Determine if a document has a negative or positive tone. Use this tool to monitor user groups, to analyze reviews of your products and services, or to follow press coverage of your business.

Business rules

Each organization has specific guidelines for how it does business, and these guidelines can be implemented in an enterprise search solution. If you have, for example, two levels of advertisers who pay for placement, the higher level advertiser can be assigned to appear in a separate format on top of the results list. When customers have worked with you before, use business rules to determine which search results are most relevant to their specific needs.
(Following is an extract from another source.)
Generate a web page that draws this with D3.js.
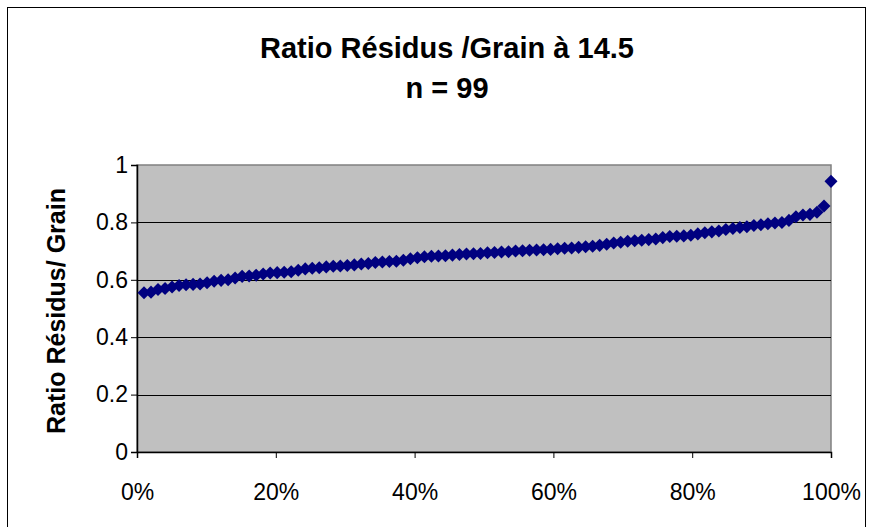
<!DOCTYPE html>
<html>
<head>
<meta charset="utf-8">
<script src="https://cdn.jsdelivr.net/npm/d3@7"></script>
<style>
  body { margin: 0; background: #fff; }
  text { font-family: "Liberation Sans", Arial, sans-serif; }
</style>
</head>
<body>
<svg width="873" height="527"></svg>
<script>
const title = "Ratio Résidus /Grain à 14.5";
const subtitle = "n = 99";
const yTitle = "Ratio Résidus/ Grain";

// sorted ratios (x = rank / 99)
const ratios = [
  0.555, 0.557, 0.566, 0.570, 0.575, 0.580, 0.583, 0.584, 0.585, 0.590, 0.595, 0.598, 0.600, 0.606,
  0.612, 0.613, 0.616, 0.620, 0.624, 0.625, 0.626, 0.628, 0.633, 0.638, 0.640, 0.642, 0.645, 0.647,
  0.648, 0.650, 0.652, 0.655, 0.657, 0.660, 0.662, 0.664, 0.665, 0.668, 0.673, 0.677, 0.680, 0.682,
  0.683, 0.684, 0.686, 0.688, 0.690, 0.691, 0.692, 0.694, 0.695, 0.697, 0.698, 0.700, 0.701, 0.703,
  0.704, 0.705, 0.706, 0.708, 0.710, 0.711, 0.713, 0.715, 0.717, 0.720, 0.724, 0.728, 0.731, 0.734,
  0.736, 0.738, 0.740, 0.742, 0.747, 0.751, 0.752, 0.753, 0.755, 0.760, 0.764, 0.767, 0.770, 0.775, 0.779,
  0.782, 0.785, 0.789, 0.792, 0.795, 0.798, 0.800,
  0.807, 0.820, 0.826, 0.828, 0.835, 0.857, 0.943
];
const yTicks = [0, 0.2, 0.4, 0.6, 0.8, 1];
const xTicks = [0, 0.2, 0.4, 0.6, 0.8, 1];

const svg = d3.select("svg");

// outer chart frame
svg.append("rect")
  .attr("x", 7.5).attr("y", 7.5)
  .attr("width", 858).attr("height", 530)
  .attr("fill", "#fff").attr("stroke", "#000").attr("stroke-width", 1);

const plotLeft = 137, plotRight = 831, plotTop = 165, plotBottom = 452;

const x = d3.scaleLinear().domain([0, 1]).range([plotLeft, plotRight]);
const y = d3.scaleLinear().domain([0, 1]).range([plotBottom, plotTop]);

// plot area
svg.append("rect")
  .attr("x", plotLeft).attr("y", plotTop)
  .attr("width", plotRight - plotLeft).attr("height", plotBottom - plotTop)
  .attr("fill", "#c0c0c0")
  .attr("stroke", "#808080").attr("stroke-width", 1.5);

// gridlines
svg.append("g")
  .selectAll("line")
  .data(yTicks.filter(d => d > 0 && d < 1))
  .enter().append("line")
  .attr("x1", plotLeft).attr("x2", plotRight)
  .attr("y1", d => Math.round(y(d)) + 0.5).attr("y2", d => Math.round(y(d)) + 0.5)
  .attr("stroke", "#000").attr("stroke-width", 1);

// y axis
const yAxis = svg.append("g")
  .attr("transform", "translate(" + plotLeft + ",0)")
  .call(d3.axisLeft(y).tickValues(yTicks).tickFormat(d3.format("")).tickSize(6).tickPadding(3));
yAxis.select(".domain").attr("stroke", "#000").attr("stroke-width", 1.5);
yAxis.selectAll("text").style("font-size", "23px").attr("fill", "#000");

// x axis
const xAxis = svg.append("g")
  .attr("transform", "translate(0," + plotBottom + ")")
  .call(d3.axisBottom(x).tickValues(xTicks).tickFormat(d3.format(".0%")).tickSize(6).tickPadding(26));
xAxis.select(".domain").attr("stroke", "#000").attr("stroke-width", 1.5);
xAxis.selectAll("text").style("font-size", "23px").attr("fill", "#000");

// points
const diamond = d3.symbol().type(d3.symbolSquare).size(85);
svg.append("g")
  .selectAll("path")
  .data(ratios)
  .enter().append("path")
  .attr("d", diamond)
  .attr("transform", (d, i) => "translate(" + x((i + 1) / ratios.length) + "," + y(d) + ") rotate(45)")
  .attr("fill", "#000080");

// titles
svg.append("text")
  .attr("x", 447).attr("y", 58)
  .attr("text-anchor", "middle")
  .style("font-size", "29px").style("font-weight", "bold")
  .text(title);

svg.append("text")
  .attr("x", 447).attr("y", 98)
  .attr("text-anchor", "middle")
  .style("font-size", "29px").style("font-weight", "bold")
  .text(subtitle);

svg.append("text")
  .attr("transform", "translate(65,311) rotate(-90)")
  .attr("text-anchor", "middle")
  .style("font-size", "25px").style("font-weight", "bold")
  .text(yTitle);
</script>
</body>
</html>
Performance, Scalability and High Availability

Enterprise search needs to be fast, and it needs to be reliable. TNR Global designs your hardware specifications to meet speed requirements and to offer a failover option in case of power outages or server issues. Search engine architecture is scalable, and you can increase index capacity, indexing rate, and/or query processing speed as needed.

Benchmarking

You can’t manage what you don’t measure. One of the most valuable tools in enterprise search is the ability to learn from the system and measure results. With benchmarking, you track how your users respond to the search engine, and how the search engine responds to them. Metrics include click counting, hardware performance, and quantity of data searched. You can track which queries return no results and then tweak synonyms or taxonomy to provide answers to these queries.

Security

Security is a vital component for any enterprise application. With enterprise search, security guidelines apply both to the documents and to the user. Each set of documents can have its own security settings. You can restrict documents from the search engine, or allow the search engine to index the documents, but restrict access to certain groups of users. Security checks are performed when a set of results is queried and as the indexer crawls the data source.